The Bretton Woods Agreement of 1944 elevated the US dollar to the sole global reserve currency status. While other countries, including the UK, would maintain the US dollar as a reserve, the US would, in turn, maintain convertibility of its currency to gold at $35/oz.
Soon, another war necessitated the abandonment of the Gold Standard system. Faced with stagflation and the need to bankroll its war with Vietnam, the US dropped the convertibility to the yellow metal in 1971 to favor the more flexible fiat system. To date, the Gold Standard is a distant dream.
Fiat System Rises
Fiat money refers to paper money whose value is guaranteed by government decree or fiat. Translated into English, fiat is a Latin word that says, “let it be done.” With the value of the US dollar unpegged from gold, other countries felt it necessary to adopt a floating exchange rate for their currencies. The GBP was among the first currencies to adopt the floating exchange rate system.
Without the gold’s guarantee of the value of paper money, many governments printed banknotes and minted coins and gave their word that the money is legal, hence legal tender. Nonetheless, the faith-based monetary system has experienced considerable challenges, including punitive inflation rates.

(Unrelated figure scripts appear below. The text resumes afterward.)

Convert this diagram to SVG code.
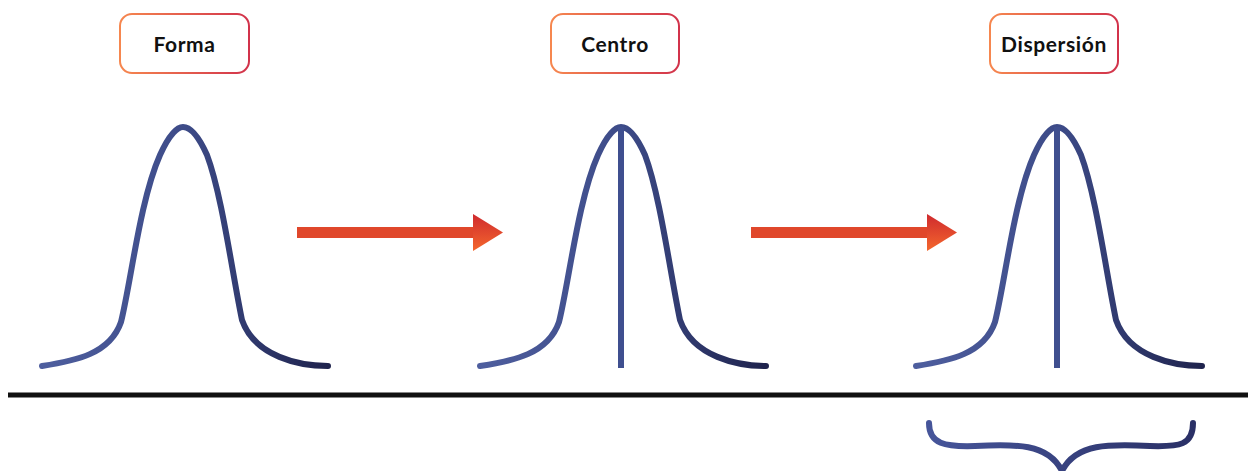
<svg xmlns="http://www.w3.org/2000/svg" width="1248" height="471" viewBox="0 0 1248 471">
<defs>
<style>
.box{fill:#fff;stroke:url(#boxGrad);stroke-width:2}
.lbl{font-family:Lato,"Liberation Sans",sans-serif;font-weight:700;font-size:21px;letter-spacing:0.6px;fill:#111;text-anchor:middle}
.curve{fill:none;stroke-width:6;stroke-linecap:round;stroke-linejoin:round}
.axis{stroke:#3f4f8f;stroke-width:6}
</style>
<linearGradient id="boxGrad" x1="0" y1="0" x2="1" y2="0">
<stop offset="0" stop-color="#f6874f"/><stop offset="1" stop-color="#d2334b"/>
</linearGradient>
<linearGradient id="cg1" gradientUnits="userSpaceOnUse" x1="42" y1="0" x2="328" y2="0">
<stop offset="0" stop-color="#4e5e9e"/><stop offset="0.5" stop-color="#3d4b88"/><stop offset="1" stop-color="#1f234d"/>
</linearGradient>
<linearGradient id="braceGrad" gradientUnits="userSpaceOnUse" x1="928" y1="0" x2="1194" y2="0">
<stop offset="0" stop-color="#46559a"/><stop offset="1" stop-color="#2a3066"/>
</linearGradient>
<linearGradient id="headGrad" x1="0" y1="0" x2="0" y2="1">
<stop offset="0" stop-color="#cf2a2e"/><stop offset="1" stop-color="#f4672d"/>
</linearGradient>
<path id="bell" class="curve" d="M42,366 C75,361 110,354 121,322 C131,282 140,200 160,155 C170,133 178,127 183,127 C190,127 198,135 207,155 C222,195 232,272 242,320 C255,357 300,366 328,366"/>
</defs>
<rect width="1248" height="471" fill="#fff"/>
<g id="forma">
<rect class="box" x="120" y="14" width="129" height="59" rx="12"/>
<text class="lbl" x="184.5" y="51.5">Forma</text>
<use href="#bell" stroke="url(#cg1)"/>
</g>
<g id="centro">
<rect class="box" x="551" y="14" width="128" height="59" rx="12"/>
<text class="lbl" x="615" y="51.5">Centro</text>
<g transform="translate(438,0)"><use href="#bell" stroke="url(#cg1)"/></g>
<line class="axis" x1="621" y1="127" x2="621" y2="368"/>
</g>
<g id="dispersion">
<rect class="box" x="990" y="14" width="128" height="59" rx="12"/>
<text class="lbl" x="1054" y="51.5">Dispersión</text>
<g transform="translate(874,0)"><use href="#bell" stroke="url(#cg1)"/></g>
<line class="axis" x1="1057" y1="127" x2="1057" y2="368"/>
<path d="M929,423 C929,444 945,447 975,446 C1015,444 1048,443 1062,471 M1062,471 C1076,443 1110,444 1150,446 C1180,447 1193,445 1193,423" fill="none" stroke="url(#braceGrad)" stroke-width="6" stroke-linecap="round"/>
</g>
<g id="baseline">
<line x1="8" y1="395" x2="1248" y2="395" stroke="#111" stroke-width="5"/>
</g>
<g id="connectors">
<rect x="297" y="227" width="177" height="11" fill="#e0472b"/>
<polygon points="473,214 503,232.5 473,251" fill="url(#headGrad)"/>
<rect x="751" y="227" width="177" height="11" fill="#e0472b"/>
<polygon points="927,214 957,232.5 927,251" fill="url(#headGrad)"/>
</g>
</svg>
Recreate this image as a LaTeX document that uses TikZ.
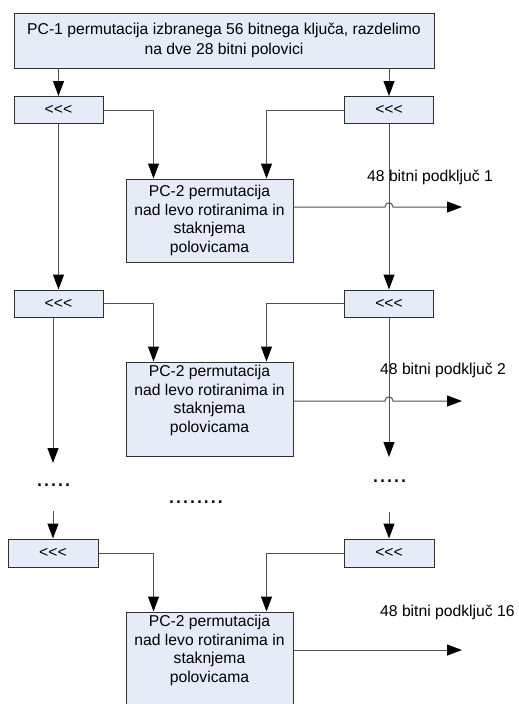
\documentclass[tikz,border=0pt]{standalone}
\usepackage{fontspec}
\setmainfont{Liberation Sans}
\usetikzlibrary{arrows.meta}
\definecolor{boxfill}{HTML}{E6ECF7}
\definecolor{linec}{HTML}{505050}
\definecolor{boxline}{HTML}{303030}
\begin{document}
\begin{tikzpicture}[x=1pt,y=-1pt,
  box/.style={draw=boxline, fill=boxfill, line width=1pt, inner sep=0pt},
  rot/.style={box, minimum width=89pt, minimum height=27pt, font=\fontsize{15.7}{18.5}\selectfont},
  pcbox/.style={box, minimum width=167pt},
  txt/.style={font=\fontsize{15.7}{18.5}\selectfont, align=center, inner sep=0pt},
  lbl/.style={font=\fontsize{15.7}{18.5}\selectfont, inner sep=0pt, anchor=west},
  dotst/.style={font=\fontsize{25}{25}\selectfont, inner sep=0pt, anchor=base west},
  conn/.style={draw=linec, line width=1pt},
  arr/.style={conn, -{Triangle[length=15pt,width=11pt,color=black]}}]
\useasboundingbox (0,0) rectangle (519,704);
\clip (0,0) rectangle (519,704);
% top box
\node[box, txt, minimum width=420pt, minimum height=55pt] (pc1) at (224,40.5)
  {PC-1 permutacija izbranega 56 bitnega ključa, razdelimo\\[1.5pt]na dve 28 bitni polovici};
% rotation boxes
\node[rot] (l1) at (58.5,110) {<{}<{}<};
\node[rot] (r1) at (389,110) {<{}<{}<};
\node[rot] (l2) at (58.5,303.5) {<{}<{}<};
\node[rot] (r2) at (389,303.5) {<{}<{}<};
\node[rot, minimum width=90pt, minimum height=28pt] (l3) at (53,553) {<{}<{}<};
\node[rot, minimum width=90pt, minimum height=28pt] (r3) at (389,553) {<{}<{}<};
% PC-2 boxes
\node[pcbox, minimum height=83pt] (p1) at (209.5,220.5) {};
\node[pcbox, minimum height=94pt] (p2) at (209.5,409) {};
\node[pcbox, minimum height=98pt] (p3) at (209.5,661) {};
\node[txt, anchor=north] (t1) at ([yshift=-6.7pt]p1.north) {PC-2 permutacija\\nad levo rotiranima in\\staknjema\\polovicama};
\node[txt, anchor=north] (t2) at ([yshift=-3.7pt]p2.north) {PC-2 permutacija\\nad levo rotiranima in\\staknjema\\polovicama};
\node[txt, anchor=north] (t3) at ([yshift=-3.7pt]p3.north) {PC-2 permutacija\\nad levo rotiranima in\\staknjema\\polovicama};
% labels
\node[lbl] (k1) at (367,177) {48 bitni podključ 1};
\node[lbl] (k2) at (380,370) {48 bitni podključ 2};
\node[lbl] (k3) at (380,612) {48 bitni podključ 16};
% dots
\node[dotst] (d1) at (36,486.5) {.....};
\node[dotst] (d2) at (372,482.5) {.....};
\node[dotst] (d3) at (168,503.5) {........};
% coordinates
\coordinate (le) at (53,463);
\coordinate (re) at (389,457);
\coordinate (ls) at (53,511);
\coordinate (rs) at (389,512);
\coordinate (o1) at (462,207);
\coordinate (h1) at (389,207);
\coordinate (o2) at (462,401);
\coordinate (h2) at (389,401);
\coordinate (o3) at (462,650);
% connectors
\draw[arr] (pc1.south -| l1) -- (l1.north);
\draw[arr] (pc1.south -| r1) -- (r1.north);
\draw[arr] (l1.east) -| ([xshift=28pt]p1.north west);
\draw[arr] (r1.west) -| ([xshift=-27pt]p1.north east);
\draw[arr] (l1) -- (l2);
\draw[arr] (r1) -- (r2);
\draw[arr] (l2.east) -| ([xshift=28pt]p2.north west);
\draw[arr] (r2.west) -| ([xshift=-27pt]p2.north east);
\draw[arr] (l2.south -| le) -- (le);
\draw[arr] (r2) -- (re);
\draw[arr] (ls) -- (l3);
\draw[arr] (rs) -- (r3);
\draw[arr] (l3.east) -| ([xshift=28pt]p3.north west);
\draw[arr] (r3.west) -| ([xshift=-27pt]p3.north east);
% outputs
\draw[arr] (p1.east |- o1) -- ([xshift=-4pt]h1) .. controls ([xshift=-4pt,yshift=5.5pt]h1) and ([xshift=4pt,yshift=5.5pt]h1) .. ([xshift=4pt]h1) -- (o1);
\draw[arr] (p2.east |- o2) -- ([xshift=-4pt]h2) .. controls ([xshift=-4pt,yshift=5.5pt]h2) and ([xshift=4pt,yshift=5.5pt]h2) .. ([xshift=4pt]h2) -- (o2);
\draw[arr] (p3.east |- o3) -- (o3);
\end{tikzpicture}
\end{document}
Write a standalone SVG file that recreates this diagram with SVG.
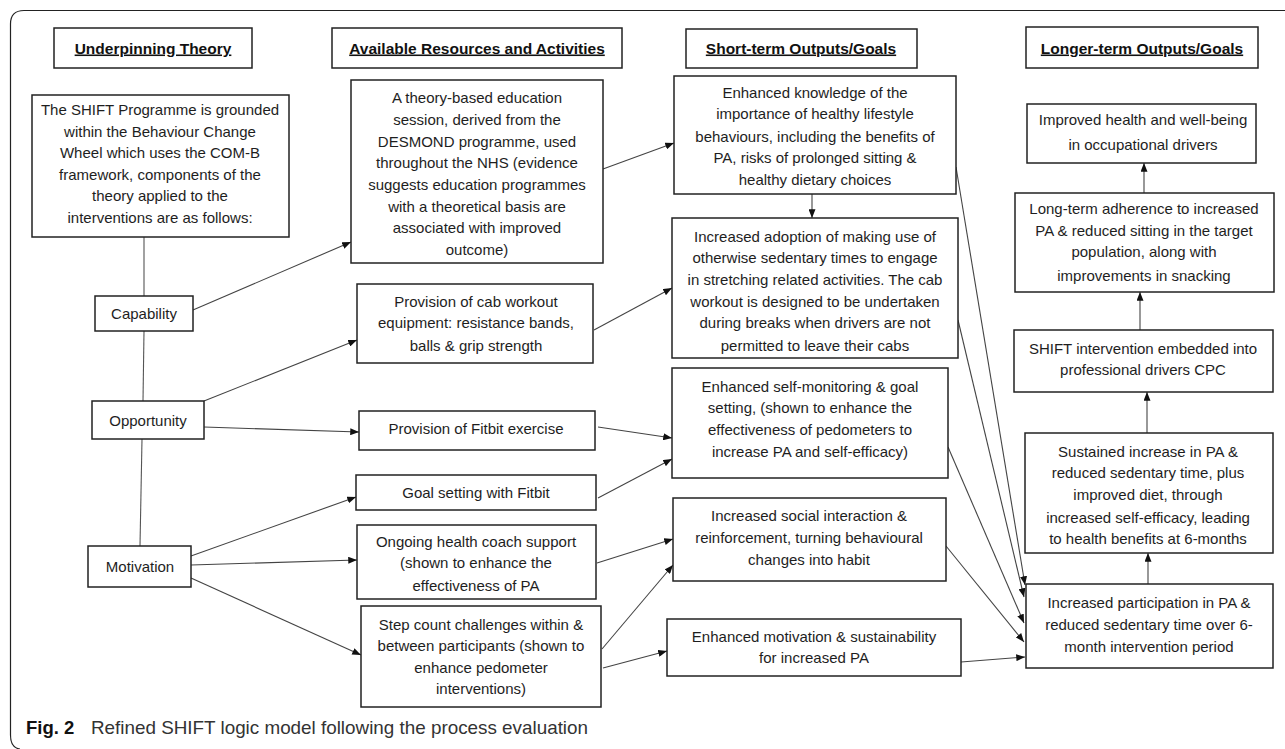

As you can see in the figure below, the US’s inflation rate approached 14% in 1980, just nine years after the abandonment of the Gold Standard. In the intervening period, the annual growth rate of inflation was also the highest in the country’s history.
Conclusion
The Gold Standard system achieved one major victory that the fiat system has consistently failed to attain, stem inflation. However, the inflexibility of the Gold Standard system, especially in times of recessions, was incurable. It remains clear that the Gold Standard is ideal in periods of calm and prosperity, while the fiat system is necessary when inflationary finance is urgent.